* Start EXCERPTED RECORDS *

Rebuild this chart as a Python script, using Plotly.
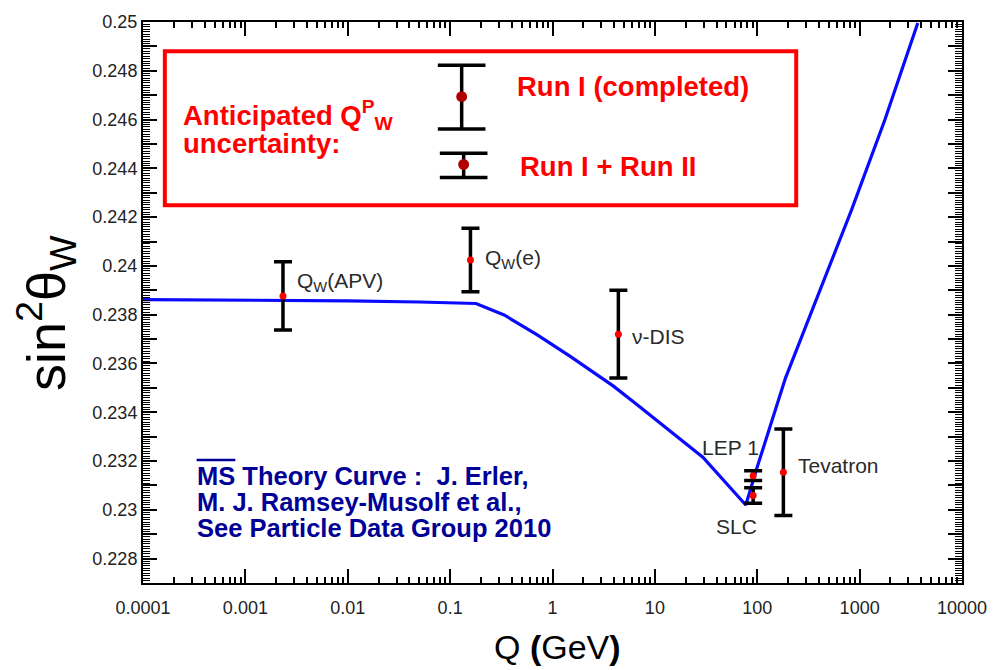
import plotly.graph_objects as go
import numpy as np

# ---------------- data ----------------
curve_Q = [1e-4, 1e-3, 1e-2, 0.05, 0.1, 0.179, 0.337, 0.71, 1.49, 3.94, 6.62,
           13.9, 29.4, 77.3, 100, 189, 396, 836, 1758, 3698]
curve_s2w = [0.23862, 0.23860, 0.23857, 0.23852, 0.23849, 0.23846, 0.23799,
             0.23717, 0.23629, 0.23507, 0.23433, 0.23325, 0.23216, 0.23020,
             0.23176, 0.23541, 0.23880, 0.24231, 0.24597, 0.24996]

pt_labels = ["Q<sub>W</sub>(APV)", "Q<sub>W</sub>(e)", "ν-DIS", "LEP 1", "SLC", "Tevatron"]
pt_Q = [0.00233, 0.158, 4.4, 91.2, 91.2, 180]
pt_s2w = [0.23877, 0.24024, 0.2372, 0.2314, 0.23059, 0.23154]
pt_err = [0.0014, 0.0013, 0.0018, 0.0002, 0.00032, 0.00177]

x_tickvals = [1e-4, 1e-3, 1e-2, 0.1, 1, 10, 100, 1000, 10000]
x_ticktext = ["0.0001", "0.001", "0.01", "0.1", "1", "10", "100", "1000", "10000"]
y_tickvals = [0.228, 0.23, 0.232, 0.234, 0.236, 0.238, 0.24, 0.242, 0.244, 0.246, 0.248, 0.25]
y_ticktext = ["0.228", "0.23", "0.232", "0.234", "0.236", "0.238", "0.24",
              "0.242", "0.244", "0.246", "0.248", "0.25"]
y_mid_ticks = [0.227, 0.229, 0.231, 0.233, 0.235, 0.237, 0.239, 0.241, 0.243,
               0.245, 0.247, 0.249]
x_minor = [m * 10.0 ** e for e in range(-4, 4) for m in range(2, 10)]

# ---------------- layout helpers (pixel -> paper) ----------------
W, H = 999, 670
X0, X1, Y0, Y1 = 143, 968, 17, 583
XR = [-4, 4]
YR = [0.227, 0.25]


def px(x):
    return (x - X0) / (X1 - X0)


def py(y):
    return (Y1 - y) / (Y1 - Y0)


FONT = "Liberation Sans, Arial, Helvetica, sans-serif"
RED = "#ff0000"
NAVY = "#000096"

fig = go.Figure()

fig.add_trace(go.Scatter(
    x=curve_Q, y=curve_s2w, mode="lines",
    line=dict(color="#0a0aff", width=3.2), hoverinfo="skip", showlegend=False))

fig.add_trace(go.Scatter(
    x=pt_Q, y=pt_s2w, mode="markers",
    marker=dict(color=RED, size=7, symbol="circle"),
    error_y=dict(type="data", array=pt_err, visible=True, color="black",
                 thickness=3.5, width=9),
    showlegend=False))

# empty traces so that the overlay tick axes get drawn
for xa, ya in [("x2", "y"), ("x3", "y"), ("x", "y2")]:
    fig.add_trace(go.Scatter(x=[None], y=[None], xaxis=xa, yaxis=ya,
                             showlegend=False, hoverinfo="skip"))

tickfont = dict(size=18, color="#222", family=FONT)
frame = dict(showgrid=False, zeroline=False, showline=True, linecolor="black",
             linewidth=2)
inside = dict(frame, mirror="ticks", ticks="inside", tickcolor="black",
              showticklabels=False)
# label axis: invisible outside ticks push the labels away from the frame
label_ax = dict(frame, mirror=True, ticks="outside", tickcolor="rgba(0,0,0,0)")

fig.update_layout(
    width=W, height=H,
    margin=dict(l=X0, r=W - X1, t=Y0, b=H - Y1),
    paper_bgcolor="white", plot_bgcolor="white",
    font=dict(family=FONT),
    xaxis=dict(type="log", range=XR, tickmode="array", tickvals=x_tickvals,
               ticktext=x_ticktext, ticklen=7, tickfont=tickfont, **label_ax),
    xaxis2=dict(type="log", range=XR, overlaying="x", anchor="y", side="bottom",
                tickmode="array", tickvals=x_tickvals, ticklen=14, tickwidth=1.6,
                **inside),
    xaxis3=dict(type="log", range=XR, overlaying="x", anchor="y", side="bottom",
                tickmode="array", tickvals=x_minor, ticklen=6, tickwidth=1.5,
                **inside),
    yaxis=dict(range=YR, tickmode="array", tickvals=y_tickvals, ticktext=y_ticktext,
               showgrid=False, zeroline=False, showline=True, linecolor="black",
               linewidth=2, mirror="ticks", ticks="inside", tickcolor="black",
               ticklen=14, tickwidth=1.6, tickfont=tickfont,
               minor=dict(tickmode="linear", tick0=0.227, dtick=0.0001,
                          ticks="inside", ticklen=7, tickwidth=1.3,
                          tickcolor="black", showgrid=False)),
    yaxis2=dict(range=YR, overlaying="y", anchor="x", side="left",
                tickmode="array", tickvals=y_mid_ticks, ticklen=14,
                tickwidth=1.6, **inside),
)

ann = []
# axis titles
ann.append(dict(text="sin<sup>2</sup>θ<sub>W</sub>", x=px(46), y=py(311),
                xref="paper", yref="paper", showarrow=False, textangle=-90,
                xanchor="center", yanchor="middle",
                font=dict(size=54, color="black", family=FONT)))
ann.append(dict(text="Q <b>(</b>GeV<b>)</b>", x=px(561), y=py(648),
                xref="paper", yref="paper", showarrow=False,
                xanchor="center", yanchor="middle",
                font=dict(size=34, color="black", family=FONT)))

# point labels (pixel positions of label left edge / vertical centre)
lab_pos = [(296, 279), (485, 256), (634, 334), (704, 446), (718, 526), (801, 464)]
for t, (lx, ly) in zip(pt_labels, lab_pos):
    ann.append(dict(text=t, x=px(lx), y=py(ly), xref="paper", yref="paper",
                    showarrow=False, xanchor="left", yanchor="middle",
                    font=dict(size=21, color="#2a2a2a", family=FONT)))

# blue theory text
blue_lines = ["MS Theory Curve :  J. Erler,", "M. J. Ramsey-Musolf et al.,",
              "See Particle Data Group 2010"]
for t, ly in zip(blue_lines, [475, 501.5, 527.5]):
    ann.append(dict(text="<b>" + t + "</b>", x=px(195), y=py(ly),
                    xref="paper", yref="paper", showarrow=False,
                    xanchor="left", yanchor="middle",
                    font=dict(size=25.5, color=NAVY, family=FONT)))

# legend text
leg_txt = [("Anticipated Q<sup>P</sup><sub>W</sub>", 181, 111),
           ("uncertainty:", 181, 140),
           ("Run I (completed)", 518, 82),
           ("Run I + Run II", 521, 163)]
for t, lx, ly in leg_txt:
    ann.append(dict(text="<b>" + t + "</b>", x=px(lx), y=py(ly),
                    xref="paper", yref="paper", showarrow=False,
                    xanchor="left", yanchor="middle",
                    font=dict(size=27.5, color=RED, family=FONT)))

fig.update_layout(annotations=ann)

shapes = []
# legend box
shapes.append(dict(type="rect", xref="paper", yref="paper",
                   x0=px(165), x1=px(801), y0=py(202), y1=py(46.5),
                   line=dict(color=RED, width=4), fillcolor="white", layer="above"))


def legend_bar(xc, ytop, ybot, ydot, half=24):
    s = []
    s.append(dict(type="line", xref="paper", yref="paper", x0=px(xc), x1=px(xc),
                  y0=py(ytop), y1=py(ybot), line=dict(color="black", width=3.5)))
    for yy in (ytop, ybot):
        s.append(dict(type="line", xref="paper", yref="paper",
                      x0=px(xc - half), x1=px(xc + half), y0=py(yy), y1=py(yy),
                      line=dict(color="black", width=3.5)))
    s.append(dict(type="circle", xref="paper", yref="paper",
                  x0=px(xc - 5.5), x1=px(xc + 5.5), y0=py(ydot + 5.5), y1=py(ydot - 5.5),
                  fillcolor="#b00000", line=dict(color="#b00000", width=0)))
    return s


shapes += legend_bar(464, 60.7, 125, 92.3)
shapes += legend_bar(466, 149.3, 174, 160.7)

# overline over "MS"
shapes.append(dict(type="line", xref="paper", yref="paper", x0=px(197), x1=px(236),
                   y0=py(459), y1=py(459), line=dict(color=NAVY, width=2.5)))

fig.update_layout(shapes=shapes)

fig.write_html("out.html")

* End EXCERPTED RECORDS *
* Start EXCERPTED RECORDS *

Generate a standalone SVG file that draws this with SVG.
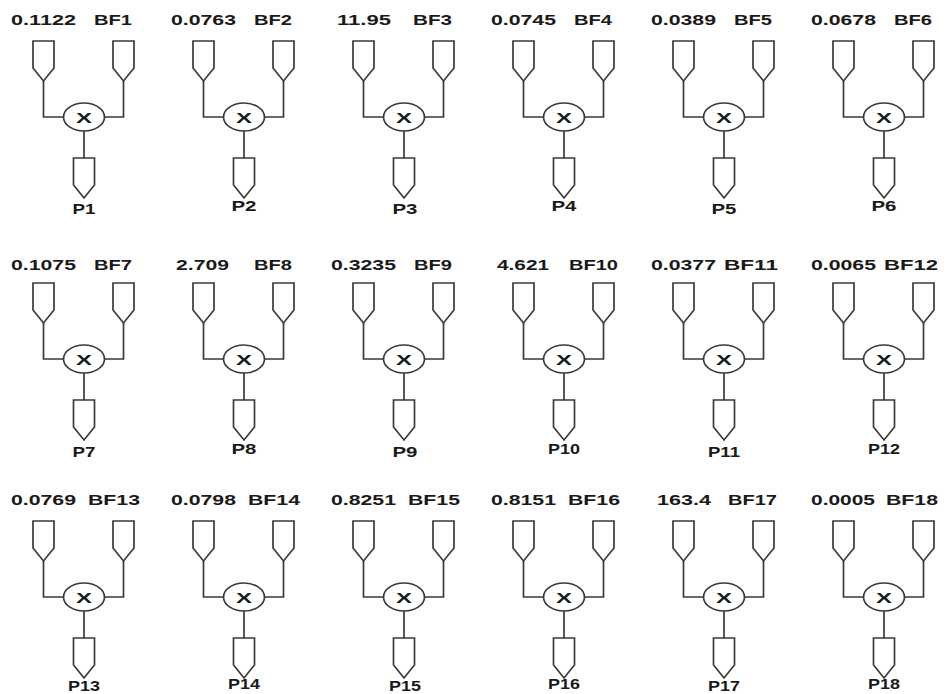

* End EXCERPTED RECORDS *
* Start EXCERPTED RECORDS *

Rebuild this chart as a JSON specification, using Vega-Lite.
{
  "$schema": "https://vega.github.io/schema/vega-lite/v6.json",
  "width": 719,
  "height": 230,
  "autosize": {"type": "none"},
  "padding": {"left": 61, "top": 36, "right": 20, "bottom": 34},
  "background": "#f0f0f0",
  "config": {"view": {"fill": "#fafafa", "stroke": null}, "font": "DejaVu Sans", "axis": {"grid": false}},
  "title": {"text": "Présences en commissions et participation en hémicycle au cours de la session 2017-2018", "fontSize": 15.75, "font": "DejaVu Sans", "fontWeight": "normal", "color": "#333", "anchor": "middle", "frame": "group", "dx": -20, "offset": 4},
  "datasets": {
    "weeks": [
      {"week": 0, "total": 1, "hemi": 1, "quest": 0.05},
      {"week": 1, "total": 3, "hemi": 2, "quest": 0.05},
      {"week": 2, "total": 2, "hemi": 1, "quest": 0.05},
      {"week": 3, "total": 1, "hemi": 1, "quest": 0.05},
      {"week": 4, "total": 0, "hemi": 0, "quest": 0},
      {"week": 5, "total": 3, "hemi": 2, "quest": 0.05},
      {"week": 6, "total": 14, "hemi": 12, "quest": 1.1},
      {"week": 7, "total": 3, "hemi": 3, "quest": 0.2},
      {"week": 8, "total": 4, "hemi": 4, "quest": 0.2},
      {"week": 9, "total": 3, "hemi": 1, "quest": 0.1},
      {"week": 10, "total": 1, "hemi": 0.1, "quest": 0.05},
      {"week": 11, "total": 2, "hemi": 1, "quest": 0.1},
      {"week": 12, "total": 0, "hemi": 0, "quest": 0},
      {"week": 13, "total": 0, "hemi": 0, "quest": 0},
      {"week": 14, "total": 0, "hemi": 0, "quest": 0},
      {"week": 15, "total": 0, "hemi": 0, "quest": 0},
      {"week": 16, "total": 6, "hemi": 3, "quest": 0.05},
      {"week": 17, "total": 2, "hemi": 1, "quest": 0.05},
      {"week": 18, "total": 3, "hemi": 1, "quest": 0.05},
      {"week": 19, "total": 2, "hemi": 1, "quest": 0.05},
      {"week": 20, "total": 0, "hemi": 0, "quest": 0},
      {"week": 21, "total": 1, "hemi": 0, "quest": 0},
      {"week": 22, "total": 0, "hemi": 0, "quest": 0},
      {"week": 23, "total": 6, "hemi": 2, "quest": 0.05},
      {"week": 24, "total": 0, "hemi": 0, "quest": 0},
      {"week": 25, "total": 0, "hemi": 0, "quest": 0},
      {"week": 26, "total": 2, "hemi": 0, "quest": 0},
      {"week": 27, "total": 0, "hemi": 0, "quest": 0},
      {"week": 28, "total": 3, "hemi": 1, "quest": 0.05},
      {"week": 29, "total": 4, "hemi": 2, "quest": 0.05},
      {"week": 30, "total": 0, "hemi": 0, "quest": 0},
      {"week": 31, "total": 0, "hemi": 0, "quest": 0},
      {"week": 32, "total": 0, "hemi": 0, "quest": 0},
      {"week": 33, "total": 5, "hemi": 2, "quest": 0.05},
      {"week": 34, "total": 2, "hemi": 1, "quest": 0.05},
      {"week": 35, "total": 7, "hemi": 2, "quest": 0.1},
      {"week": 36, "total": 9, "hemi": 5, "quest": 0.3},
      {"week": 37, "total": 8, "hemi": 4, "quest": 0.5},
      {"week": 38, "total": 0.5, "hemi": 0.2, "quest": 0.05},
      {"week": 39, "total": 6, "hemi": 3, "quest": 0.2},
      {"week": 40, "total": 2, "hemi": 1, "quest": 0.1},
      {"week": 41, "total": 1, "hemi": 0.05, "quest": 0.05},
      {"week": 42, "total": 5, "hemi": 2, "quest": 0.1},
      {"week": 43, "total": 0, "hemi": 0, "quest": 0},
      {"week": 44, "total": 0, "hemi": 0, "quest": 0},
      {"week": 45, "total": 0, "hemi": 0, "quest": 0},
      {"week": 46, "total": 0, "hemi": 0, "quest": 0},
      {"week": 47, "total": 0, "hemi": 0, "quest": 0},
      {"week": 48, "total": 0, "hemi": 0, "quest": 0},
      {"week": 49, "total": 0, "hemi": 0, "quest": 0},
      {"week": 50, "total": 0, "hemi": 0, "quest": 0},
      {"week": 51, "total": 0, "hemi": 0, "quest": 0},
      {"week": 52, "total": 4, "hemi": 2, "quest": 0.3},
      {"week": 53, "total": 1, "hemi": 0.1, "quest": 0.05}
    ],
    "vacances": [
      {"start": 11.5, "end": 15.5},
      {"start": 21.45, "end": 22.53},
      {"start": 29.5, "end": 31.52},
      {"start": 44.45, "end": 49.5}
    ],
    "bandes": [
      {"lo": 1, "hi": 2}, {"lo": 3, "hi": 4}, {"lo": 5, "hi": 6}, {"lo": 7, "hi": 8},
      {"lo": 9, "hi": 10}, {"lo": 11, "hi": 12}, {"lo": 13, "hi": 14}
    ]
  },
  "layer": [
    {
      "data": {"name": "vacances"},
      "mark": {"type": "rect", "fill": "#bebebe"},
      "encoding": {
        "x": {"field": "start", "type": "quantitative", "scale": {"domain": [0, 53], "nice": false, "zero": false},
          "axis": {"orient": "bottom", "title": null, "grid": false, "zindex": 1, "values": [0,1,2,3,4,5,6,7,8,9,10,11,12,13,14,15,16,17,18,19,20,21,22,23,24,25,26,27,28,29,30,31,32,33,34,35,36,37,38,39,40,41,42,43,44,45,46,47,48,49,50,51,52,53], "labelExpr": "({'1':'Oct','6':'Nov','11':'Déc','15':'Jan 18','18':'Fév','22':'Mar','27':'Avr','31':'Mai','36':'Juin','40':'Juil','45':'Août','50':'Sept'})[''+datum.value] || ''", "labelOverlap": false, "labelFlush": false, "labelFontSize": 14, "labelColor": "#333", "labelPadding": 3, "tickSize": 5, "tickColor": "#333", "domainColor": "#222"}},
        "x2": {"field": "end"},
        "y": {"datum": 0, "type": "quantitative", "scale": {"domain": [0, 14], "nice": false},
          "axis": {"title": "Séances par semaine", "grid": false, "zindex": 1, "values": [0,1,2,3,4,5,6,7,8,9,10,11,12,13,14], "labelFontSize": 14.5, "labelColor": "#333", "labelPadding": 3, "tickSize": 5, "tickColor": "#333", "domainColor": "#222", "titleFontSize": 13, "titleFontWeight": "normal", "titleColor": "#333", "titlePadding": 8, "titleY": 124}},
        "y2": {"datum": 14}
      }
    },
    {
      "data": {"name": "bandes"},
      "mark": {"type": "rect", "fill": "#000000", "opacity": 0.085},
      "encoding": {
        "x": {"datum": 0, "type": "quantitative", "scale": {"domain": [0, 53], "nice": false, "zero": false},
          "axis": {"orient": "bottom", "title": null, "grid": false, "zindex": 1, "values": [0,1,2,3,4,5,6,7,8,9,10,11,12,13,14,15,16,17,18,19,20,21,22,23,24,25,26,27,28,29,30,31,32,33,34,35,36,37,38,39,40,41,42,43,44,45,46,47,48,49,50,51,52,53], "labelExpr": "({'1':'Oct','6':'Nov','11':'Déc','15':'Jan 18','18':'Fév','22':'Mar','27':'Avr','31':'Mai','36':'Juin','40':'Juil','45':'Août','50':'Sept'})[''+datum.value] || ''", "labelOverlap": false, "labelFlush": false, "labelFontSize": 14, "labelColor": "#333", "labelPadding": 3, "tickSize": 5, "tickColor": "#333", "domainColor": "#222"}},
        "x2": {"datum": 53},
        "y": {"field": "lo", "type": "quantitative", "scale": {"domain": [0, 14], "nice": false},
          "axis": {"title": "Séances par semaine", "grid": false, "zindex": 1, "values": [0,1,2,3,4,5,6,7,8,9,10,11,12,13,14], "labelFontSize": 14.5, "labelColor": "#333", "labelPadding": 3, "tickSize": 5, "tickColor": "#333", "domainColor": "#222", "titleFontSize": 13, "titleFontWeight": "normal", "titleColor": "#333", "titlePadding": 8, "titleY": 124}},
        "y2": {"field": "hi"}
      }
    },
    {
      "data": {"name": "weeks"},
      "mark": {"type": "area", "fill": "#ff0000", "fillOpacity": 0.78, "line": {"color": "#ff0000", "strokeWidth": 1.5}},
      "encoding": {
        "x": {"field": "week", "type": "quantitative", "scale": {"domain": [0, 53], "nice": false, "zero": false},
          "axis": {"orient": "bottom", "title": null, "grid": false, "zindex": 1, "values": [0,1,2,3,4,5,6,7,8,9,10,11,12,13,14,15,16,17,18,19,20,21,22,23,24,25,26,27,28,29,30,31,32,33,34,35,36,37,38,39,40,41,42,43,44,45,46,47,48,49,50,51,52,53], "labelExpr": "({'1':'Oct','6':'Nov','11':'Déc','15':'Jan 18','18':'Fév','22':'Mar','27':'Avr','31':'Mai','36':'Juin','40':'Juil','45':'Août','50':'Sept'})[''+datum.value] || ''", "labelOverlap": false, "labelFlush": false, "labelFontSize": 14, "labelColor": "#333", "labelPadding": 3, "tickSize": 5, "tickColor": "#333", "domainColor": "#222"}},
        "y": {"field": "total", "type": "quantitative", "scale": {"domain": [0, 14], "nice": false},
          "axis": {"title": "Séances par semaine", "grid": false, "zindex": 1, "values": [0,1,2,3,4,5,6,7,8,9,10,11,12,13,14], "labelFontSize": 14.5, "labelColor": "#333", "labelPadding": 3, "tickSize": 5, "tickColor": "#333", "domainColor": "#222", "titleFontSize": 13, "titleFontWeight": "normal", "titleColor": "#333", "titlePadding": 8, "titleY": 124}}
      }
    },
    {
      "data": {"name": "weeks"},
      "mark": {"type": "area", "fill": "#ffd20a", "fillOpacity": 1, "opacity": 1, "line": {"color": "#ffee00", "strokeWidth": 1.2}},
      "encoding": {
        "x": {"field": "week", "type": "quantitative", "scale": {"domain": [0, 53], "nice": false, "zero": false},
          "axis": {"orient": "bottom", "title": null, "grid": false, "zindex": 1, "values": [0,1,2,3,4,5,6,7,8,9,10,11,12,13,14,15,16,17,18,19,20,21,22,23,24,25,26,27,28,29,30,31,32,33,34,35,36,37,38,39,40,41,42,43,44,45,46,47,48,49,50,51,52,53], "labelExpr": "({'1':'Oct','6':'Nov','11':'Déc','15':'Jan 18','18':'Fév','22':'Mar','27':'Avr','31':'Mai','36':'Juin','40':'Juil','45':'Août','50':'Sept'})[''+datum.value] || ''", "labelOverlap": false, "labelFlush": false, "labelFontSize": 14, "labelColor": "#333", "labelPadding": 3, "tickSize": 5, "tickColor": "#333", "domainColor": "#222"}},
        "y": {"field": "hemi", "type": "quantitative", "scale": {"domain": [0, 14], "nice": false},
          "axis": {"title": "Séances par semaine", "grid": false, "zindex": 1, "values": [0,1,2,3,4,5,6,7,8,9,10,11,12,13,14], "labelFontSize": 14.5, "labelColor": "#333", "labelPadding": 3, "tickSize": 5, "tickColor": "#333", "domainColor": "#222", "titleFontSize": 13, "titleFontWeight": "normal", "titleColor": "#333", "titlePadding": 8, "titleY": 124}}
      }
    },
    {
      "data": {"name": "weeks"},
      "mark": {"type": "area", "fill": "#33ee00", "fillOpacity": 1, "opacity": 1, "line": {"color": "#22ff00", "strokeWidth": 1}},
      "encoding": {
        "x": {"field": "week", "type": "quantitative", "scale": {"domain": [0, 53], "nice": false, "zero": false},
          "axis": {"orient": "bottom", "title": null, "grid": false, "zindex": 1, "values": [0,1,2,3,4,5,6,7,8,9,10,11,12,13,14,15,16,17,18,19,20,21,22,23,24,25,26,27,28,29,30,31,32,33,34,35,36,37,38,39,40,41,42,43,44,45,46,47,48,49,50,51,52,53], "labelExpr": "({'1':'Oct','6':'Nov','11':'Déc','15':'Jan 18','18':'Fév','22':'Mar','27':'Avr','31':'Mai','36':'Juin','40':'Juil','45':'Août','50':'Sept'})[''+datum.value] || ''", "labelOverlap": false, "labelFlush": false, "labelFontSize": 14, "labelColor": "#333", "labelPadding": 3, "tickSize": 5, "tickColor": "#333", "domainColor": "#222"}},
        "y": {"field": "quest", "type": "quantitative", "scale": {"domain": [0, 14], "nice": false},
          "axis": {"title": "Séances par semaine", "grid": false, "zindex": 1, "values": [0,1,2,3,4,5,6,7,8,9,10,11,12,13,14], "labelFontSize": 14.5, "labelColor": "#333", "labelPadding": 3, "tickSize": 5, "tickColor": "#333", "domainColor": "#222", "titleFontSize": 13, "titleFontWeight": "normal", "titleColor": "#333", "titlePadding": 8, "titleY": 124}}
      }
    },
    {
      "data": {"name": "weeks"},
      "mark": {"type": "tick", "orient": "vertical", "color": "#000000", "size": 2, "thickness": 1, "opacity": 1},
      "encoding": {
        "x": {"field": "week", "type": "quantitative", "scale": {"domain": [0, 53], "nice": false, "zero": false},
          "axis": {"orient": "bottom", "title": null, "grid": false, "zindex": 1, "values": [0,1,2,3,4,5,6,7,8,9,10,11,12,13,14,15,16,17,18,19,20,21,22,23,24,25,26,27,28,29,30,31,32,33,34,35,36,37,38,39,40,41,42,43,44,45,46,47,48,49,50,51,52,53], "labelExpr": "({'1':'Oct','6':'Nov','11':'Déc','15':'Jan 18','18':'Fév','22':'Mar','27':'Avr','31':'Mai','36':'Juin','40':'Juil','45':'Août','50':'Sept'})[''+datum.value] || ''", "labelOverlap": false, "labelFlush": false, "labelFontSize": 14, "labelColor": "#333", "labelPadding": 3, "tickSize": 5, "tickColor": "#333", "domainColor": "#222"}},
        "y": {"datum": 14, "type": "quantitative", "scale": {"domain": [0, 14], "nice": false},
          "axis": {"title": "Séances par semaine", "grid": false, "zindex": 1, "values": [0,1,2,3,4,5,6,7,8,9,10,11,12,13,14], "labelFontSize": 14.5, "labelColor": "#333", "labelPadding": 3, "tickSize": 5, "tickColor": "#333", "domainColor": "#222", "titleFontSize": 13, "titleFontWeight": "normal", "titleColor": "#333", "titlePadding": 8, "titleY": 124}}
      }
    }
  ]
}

* End EXCERPTED RECORDS *

WHAT IS ASKED:
Keep only those lines of the records that hold "this", and return them.

TASK RESULT:
Rebuild this chart as a Python script, using Plotly.
Generate a standalone SVG file that draws this with SVG.
Rebuild this chart as a JSON specification, using Vega-Lite.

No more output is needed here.